▶ TASK:
Exactly repeat the material, dropping only the pictures.

▶ INFORMATION SUPPLIED:
>> start
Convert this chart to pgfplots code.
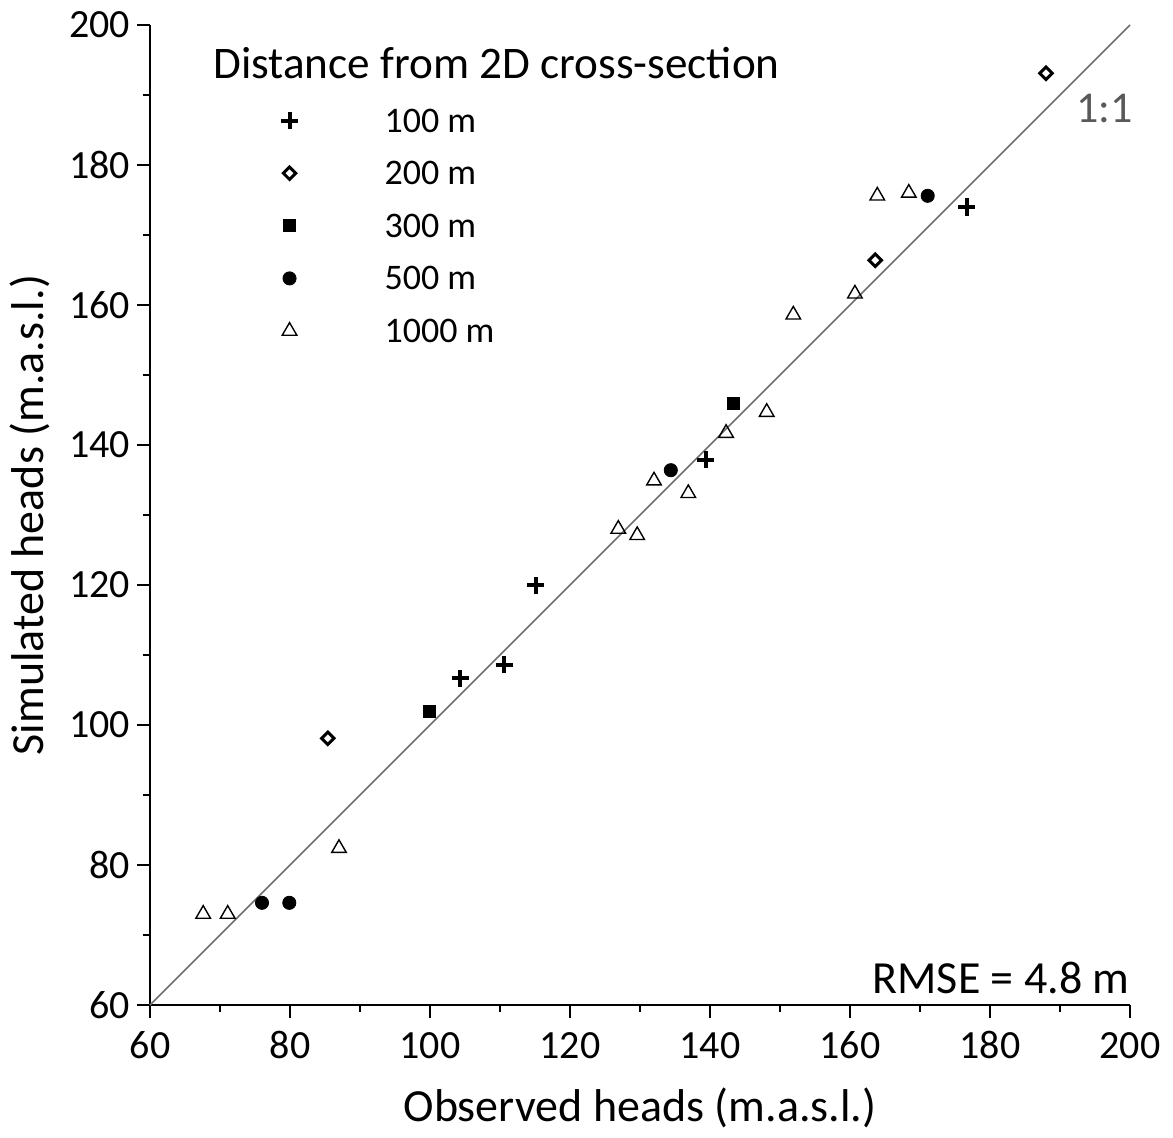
\documentclass[border=0pt]{standalone}
\usepackage{pgfplots}
\pgfplotsset{compat=1.18}
\usepackage{fontspec}
\setmainfont{Carlito}
\definecolor{lineg}{HTML}{707070}
\definecolor{txtg}{HTML}{595959}
\begin{document}
\begin{tikzpicture}
\useasboundingbox (-75pt,-66pt) rectangle (511.5pt,502.5pt);
\begin{axis}[
  scale only axis, width=490pt, height=490pt,
  xmin=60, xmax=200, ymin=60, ymax=200,
  axis x line*=bottom, axis y line*=left,
  xtick={60,80,...,200}, ytick={60,80,...,200},
  minor x tick num=1, minor y tick num=1,
  tick align=outside,
  major tick length=6.5pt, minor tick length=3.5pt,
  every tick/.style={black, line width=1pt},
  axis line style={black, line width=1pt},
  tick label style={font=\fontsize{20}{23}\selectfont},
  xticklabel style={font=\fontsize{20}{23}\selectfont, anchor=north, inner sep=0pt, text height=12.6pt, text depth=0pt, yshift=-7.6pt},
  yticklabel style={font=\fontsize{20}{23}\selectfont},
  /pgf/number format/assume math mode=true,
  xlabel={Observed heads (m.a.s.l.)},
  ylabel={Simulated heads (m.a.s.l.)},
  every axis x label/.style={at={(axis description cs:0.5,0)}, anchor=center, yshift=-51.5pt, font=\fontsize{23}{27}\selectfont},
  every axis y label/.style={at={(axis description cs:0,0.5)}, xshift=-60pt, rotate=90, anchor=center, font=\fontsize{23}{27}\selectfont},
  clip=false,
  legend style={draw=none, fill=none, at={(axis cs:76.45,188.6)}, anchor=north west,
    font=\fontsize{18}{21}\selectfont, column sep=0pt, row sep=14.9pt,
    nodes={inner sep=0pt, text height=11.4pt, text depth=0pt}},
  legend cell align=left,
  legend image code/.code={\draw[#1] plot coordinates {(9pt,0pt)}; \path[draw=none,fill=none] (0pt,0pt) -- (56.5pt,0pt);},
]
\addplot[lineg, line width=0.75pt, forget plot] coordinates {(60,60) (200,200)};
\addplot[only marks, mark=+, mark size=4.25pt, line width=2pt, black] coordinates {
(176.7,174.0) (139.4,137.9) (115.1,120.0) (104.3,106.7) (110.6,108.6)};
\addlegendentry{100 m}
\addplot[only marks, mark=square, mark options={rotate=45, fill=white}, mark size=2.2pt, line width=1.5pt, black] coordinates {
(188.0,193.1) (163.6,166.4) (85.4,98.1)};
\addlegendentry{200 m}
\addplot[only marks, mark=square*, mark size=3pt, black] coordinates {
(143.3,146.0) (99.9,102.0)};
\addlegendentry{300 m}
\addplot[only marks, mark=*, mark size=3.3pt, black] coordinates {
(171.1,175.6) (134.4,136.4) (76.0,74.6) (79.9,74.6)};
\addlegendentry{500 m}
\addplot[only marks, mark=triangle, mark size=4.2pt, line width=0.7pt, black] coordinates {
(67.6,73.0) (71.1,73.0) (87.0,82.4) (126.9,128.0) (129.6,127.1) (132.0,134.9)
(136.9,133.1) (142.3,141.7) (148.1,144.7) (151.9,158.6) (160.7,161.6)
(163.9,175.6) (168.4,176.0)};
\addlegendentry{1000 m}
\node[anchor=west, inner sep=0pt, font=\fontsize{22.6}{27}\selectfont] at (axis cs:69,194.6) {Distance from 2D cross-section};
\node[anchor=east, inner sep=0pt, font=\fontsize{23}{27}\selectfont] at (axis cs:200,63.9) {RMSE = 4.8 m};
\node[text=txtg, inner sep=0pt, font=\fontsize{22}{26}\selectfont] at (axis cs:196.4,188.1) {1:1};
\end{axis}
\end{tikzpicture}
\end{document}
>> end
▶ WORKED SOLUTION:
Convert this chart to pgfplots code.
\documentclass[border=0pt]{standalone}
\usepackage{pgfplots}
\pgfplotsset{compat=1.18}
\usepackage{fontspec}
\setmainfont{Carlito}
\definecolor{lineg}{HTML}{707070}
\definecolor{txtg}{HTML}{595959}
\begin{document}
\begin{tikzpicture}
\useasboundingbox (-75pt,-66pt) rectangle (511.5pt,502.5pt);
\begin{axis}[
  scale only axis, width=490pt, height=490pt,
  xmin=60, xmax=200, ymin=60, ymax=200,
  axis x line*=bottom, axis y line*=left,
  xtick={60,80,...,200}, ytick={60,80,...,200},
  minor x tick num=1, minor y tick num=1,
  tick align=outside,
  major tick length=6.5pt, minor tick length=3.5pt,
  every tick/.style={black, line width=1pt},
  axis line style={black, line width=1pt},
  tick label style={font=\fontsize{20}{23}\selectfont},
  xticklabel style={font=\fontsize{20}{23}\selectfont, anchor=north, inner sep=0pt, text height=12.6pt, text depth=0pt, yshift=-7.6pt},
  yticklabel style={font=\fontsize{20}{23}\selectfont},
  /pgf/number format/assume math mode=true,
  xlabel={Observed heads (m.a.s.l.)},
  ylabel={Simulated heads (m.a.s.l.)},
  every axis x label/.style={at={(axis description cs:0.5,0)}, anchor=center, yshift=-51.5pt, font=\fontsize{23}{27}\selectfont},
  every axis y label/.style={at={(axis description cs:0,0.5)}, xshift=-60pt, rotate=90, anchor=center, font=\fontsize{23}{27}\selectfont},
  clip=false,
  legend style={draw=none, fill=none, at={(axis cs:76.45,188.6)}, anchor=north west,
    font=\fontsize{18}{21}\selectfont, column sep=0pt, row sep=14.9pt,
    nodes={inner sep=0pt, text height=11.4pt, text depth=0pt}},
  legend cell align=left,
  legend image code/.code={\draw[#1] plot coordinates {(9pt,0pt)}; \path[draw=none,fill=none] (0pt,0pt) -- (56.5pt,0pt);},
]
\addplot[lineg, line width=0.75pt, forget plot] coordinates {(60,60) (200,200)};
\addplot[only marks, mark=+, mark size=4.25pt, line width=2pt, black] coordinates {
(176.7,174.0) (139.4,137.9) (115.1,120.0) (104.3,106.7) (110.6,108.6)};
\addlegendentry{100 m}
\addplot[only marks, mark=square, mark options={rotate=45, fill=white}, mark size=2.2pt, line width=1.5pt, black] coordinates {
(188.0,193.1) (163.6,166.4) (85.4,98.1)};
\addlegendentry{200 m}
\addplot[only marks, mark=square*, mark size=3pt, black] coordinates {
(143.3,146.0) (99.9,102.0)};
\addlegendentry{300 m}
\addplot[only marks, mark=*, mark size=3.3pt, black] coordinates {
(171.1,175.6) (134.4,136.4) (76.0,74.6) (79.9,74.6)};
\addlegendentry{500 m}
\addplot[only marks, mark=triangle, mark size=4.2pt, line width=0.7pt, black] coordinates {
(67.6,73.0) (71.1,73.0) (87.0,82.4) (126.9,128.0) (129.6,127.1) (132.0,134.9)
(136.9,133.1) (142.3,141.7) (148.1,144.7) (151.9,158.6) (160.7,161.6)
(163.9,175.6) (168.4,176.0)};
\addlegendentry{1000 m}
\node[anchor=west, inner sep=0pt, font=\fontsize{22.6}{27}\selectfont] at (axis cs:69,194.6) {Distance from 2D cross-section};
\node[anchor=east, inner sep=0pt, font=\fontsize{23}{27}\selectfont] at (axis cs:200,63.9) {RMSE = 4.8 m};
\node[text=txtg, inner sep=0pt, font=\fontsize{22}{26}\selectfont] at (axis cs:196.4,188.1) {1:1};
\end{axis}
\end{tikzpicture}
\end{document}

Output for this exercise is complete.